Aiguiser ses couteaux !
Actionner le soufflet
Fabriquer des briques
Ou des girouettes

• De nos jours, de nombreuses fonderies ont vécu une révolution quand les fours électriques à induction ont remplacé le cubilot et son ancestral mode de fusion au coke. Conforme aux normes environnementales, ce nouveau procédé de production permet aux entreprises d’être plus réactives dans un souci permanent de répondre aux attentes de leurs clients.

• La fonte était produite dans le haut-fourneau. Dans la forge basse, on transformait la fonte de fer en acier par réchauffe et martelage.

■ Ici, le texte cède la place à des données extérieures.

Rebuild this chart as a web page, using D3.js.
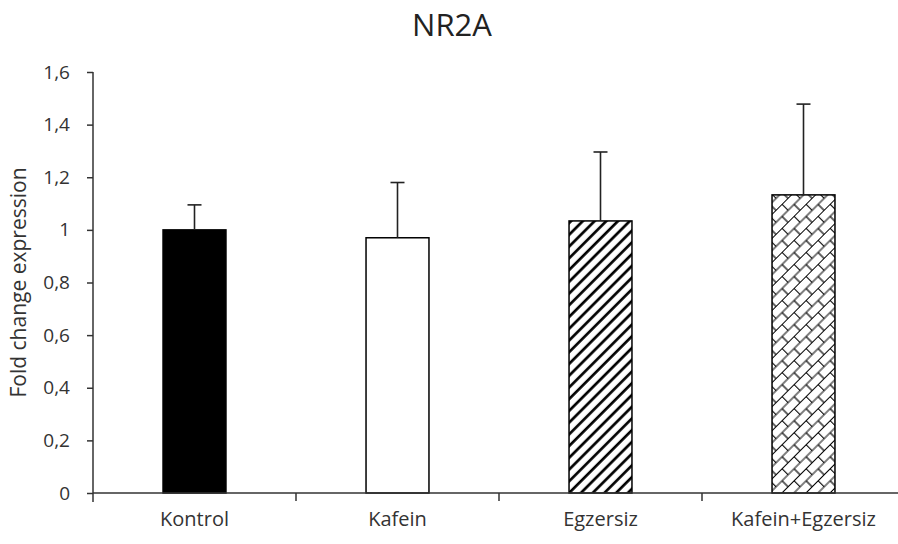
<!DOCTYPE html>
<html>
<head>
<meta charset="utf-8">
<script src="https://cdn.jsdelivr.net/npm/d3@7"></script>
<style>
  body { margin: 0; background: #fff; }
  text { font-family: "Open Sans", sans-serif; }
</style>
</head>
<body>
<div id="chart"></div>
<script>
// data
const categories = ["Kontrol", "Kafein", "Egzersiz", "Kafein+Egzersiz"]
const means = [1.0, 0.97, 1.034, 1.133]
const errors = [0.095, 0.21, 0.262, 0.345]
const fills = ["solid", "white", "stripes", "bricks"]
const yTicks = [0, 0.2, 0.4, 0.6, 0.8, 1, 1.2, 1.4, 1.6]
const yTickLabels = ["0", "0,2", "0,4", "0,6", "0,8", "1", "1,2", "1,4", "1,6"]

const width = 898, height = 544
const margin = { top: 72, right: -7, bottom: 51, left: 93 }

const svg = d3.select("#chart").append("svg")
  .attr("width", width)
  .attr("height", height)

// fill patterns
const defs = svg.append("defs")
defs.append("pattern")
  .attr("id", "stripes")
  .attr("patternUnits", "userSpaceOnUse")
  .attr("width", 8.3).attr("height", 8.3)
  .attr("patternTransform", "rotate(45)")
  .append("line")
  .attr("x1", 4).attr("y1", 0).attr("x2", 4).attr("y2", 8.3)
  .attr("stroke", "#000").attr("stroke-width", 2.7)

const bh = 8.5
const brick = defs.append("pattern")
  .attr("id", "bricks")
  .attr("patternUnits", "userSpaceOnUse")
  .attr("width", bh * 2).attr("height", bh * 2)
  .attr("patternTransform", "rotate(-45)")
brick.append("path")
  .attr("d", `M0,0.5H${bh*2} M0,${bh+0.5}H${bh*2} M0.5,0.5V${bh+0.5} M${bh+0.5},${bh+0.5}V${bh*2+0.5}`)
  .attr("stroke", "#000").attr("stroke-width", 1.2).attr("fill", "none")

const x = d3.scaleBand()
  .domain(categories)
  .range([margin.left, width - margin.right])
  .paddingInner(0.69)
  .paddingOuter(0.345)

const y = d3.scaleLinear()
  .domain([0, 1.6])
  .range([height - margin.bottom, margin.top])

const fillOf = f => f == "solid" ? "#000" : f == "white" ? "#fff" : `url(#${f})`

// bars
svg.selectAll(".bar").data(categories).enter().append("rect")
  .attr("class", "bar")
  .attr("x", d => x(d))
  .attr("y", (d, i) => y(means[i]))
  .attr("width", x.bandwidth())
  .attr("height", (d, i) => y(0) - y(means[i]))
  .attr("fill", (d, i) => fillOf(fills[i]))
  .attr("stroke", "#000")
  .attr("stroke-width", 1.5)

// error bars, upper only
const capW = 14
const err = svg.selectAll(".err").data(categories).enter().append("g")
  .attr("class", "err")
  .attr("stroke", "#222")
  .attr("stroke-width", 1.6)
err.append("line")
  .attr("x1", d => x(d) + x.bandwidth() / 2)
  .attr("x2", d => x(d) + x.bandwidth() / 2)
  .attr("y1", (d, i) => y(means[i]))
  .attr("y2", (d, i) => y(means[i] + errors[i]))
err.append("line")
  .attr("x1", d => x(d) + x.bandwidth() / 2 - capW / 2)
  .attr("x2", d => x(d) + x.bandwidth() / 2 + capW / 2)
  .attr("y1", (d, i) => y(means[i] + errors[i]))
  .attr("y2", (d, i) => y(means[i] + errors[i]))

// y axis
const yAxis = svg.append("g")
  .attr("transform", `translate(${margin.left},0)`)
  .call(d3.axisLeft(y).tickValues(yTicks).tickSize(6).tickPadding(17)
    .tickFormat((d, i) => yTickLabels[i]))
yAxis.select(".domain").remove()
yAxis.append("line")
  .attr("y1", y(1.6)).attr("y2", y(0) + 9)
  .attr("stroke", "#333").attr("stroke-width", 1.5)
yAxis.selectAll(".tick line").attr("stroke", "#333").attr("stroke-width", 1.5)
yAxis.selectAll(".tick text")
  .attr("fill", "#333")
  .style("font-size", "19px")

// x axis
const xAxis = svg.append("g")
  .attr("transform", `translate(0,${y(0)})`)
  .call(d3.axisBottom(x).tickSize(0).tickPadding(19))
xAxis.select(".domain").remove()
xAxis.append("line")
  .attr("x1", margin.left).attr("x2", width)
  .attr("stroke", "#333").attr("stroke-width", 1.5)
xAxis.selectAll(".tick text")
  .attr("fill", "#333")
  .style("font-size", "20px")

// category boundary ticks
const step = x.step()
xAxis.selectAll(".sep").data(categories.slice(1)).enter().append("line")
  .attr("class", "sep")
  .attr("x1", d => x(d) - step * x.paddingInner() / 2)
  .attr("x2", d => x(d) - step * x.paddingInner() / 2)
  .attr("y1", 0).attr("y2", 8)
  .attr("stroke", "#333").attr("stroke-width", 1.5)

// y axis title
svg.append("text")
  .attr("transform", `translate(26,${(y(0) + y(1.6)) / 2}) rotate(-90)`)
  .attr("text-anchor", "middle")
  .attr("fill", "#333")
  .style("font-size", "21px")
  .text("Fold change expression")

// title
svg.append("text")
  .attr("x", 452)
  .attr("y", 36)
  .attr("text-anchor", "middle")
  .attr("fill", "#222")
  .style("font-size", "31px")
  .text("NR2A")
</script>
</body>
</html>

• Balade dans les anciennes forges : 
Un lieu à la fois chargé d’histoire et bucolique

 
• Quelques dates : 

1766 : On y fabrique des canons pour Ruelle et du fer
1774 : Outre le haut fourneau, elles sont équipées d'une forge à battre à deux feux.
1789 : 80 ouvriers travaillent à la forge pour atteindre une centaine au début du XIXe siècle
1811 : On y produit 5000 quintaux métriques de fonte en gueuse et 500 quintaux de fer forgé. Un haut fourneau, trois affineries, deux marteaux
1868 : Cessation des activités face aux nouvelles technologies

• Visite des vestiges des ateliers qui composaient la forge et l’affinerie ( Les étangs, les halles à charbon, le lavoir à minerais, le bocard, le haut-fourneau, l'affinerie et la maison du maître de forges). A noter le cadre environnemental : deux étangs et des arbres magnifiques…

Photos © Nicole Bertin

 • Montalembert, intimement lié à la région

Le marquis de Montalembert est né à Angoulême le 16 juillet 1714. Ingénieur, il est spécialisé dans les fortifications défensives. En 1750, il convertit un ancien moulin à papier, situé sur la Touvre à Ruelle, en forge à canons. Avec cette forge, celle de Forgeneuve à Javerlhac en Périgord et d'autres forges qu'il prend à ferme, il propose de fournir à la marine les canons de fonte de fer dont elle a besoin. La forge devient fonderie à canons pour la marine du Roi en 17531. À la suite de conflits d'ordre technique et financier, le gouvernement du roi Louis XV prend le contrôle de la forge en 1755 sans offrir aucune indemnité au marquis.
À demi ruiné, il reprend sa carrière militaire pendant la guerre de Sept Ans. Il présente alors au duc de Choiseul, ministre, son Mémoire sur les fortifications. Ses plans sont amèrement critiqués dont les canons de trop fort calibre qui mettraient à l'épreuve la solidité de l'édifice.
Piqué, le marquis fait construire à ses frais le fort de l'île d'Aix, qui ne coûte que 800 000 livres et dont la solidité résiste à toutes les épreuves. Après de longues procédures judiciaires pour faire reconnaître sa propriété en Angoumois, Montalembert revend en 1774 Ruelle et Forgeneuve au comte d'Artois (le futur Charles X) qui la cède au roi Louis XVI en 1776. Le marquis obtient alors une indemnité de 20 000 livres de rentes qu'il ne touchera jamais…
Il meurt à Paris le 28 mars 1800, à l'âge de 85 ans, doyen des généraux et des membres de l'Académie des sciences.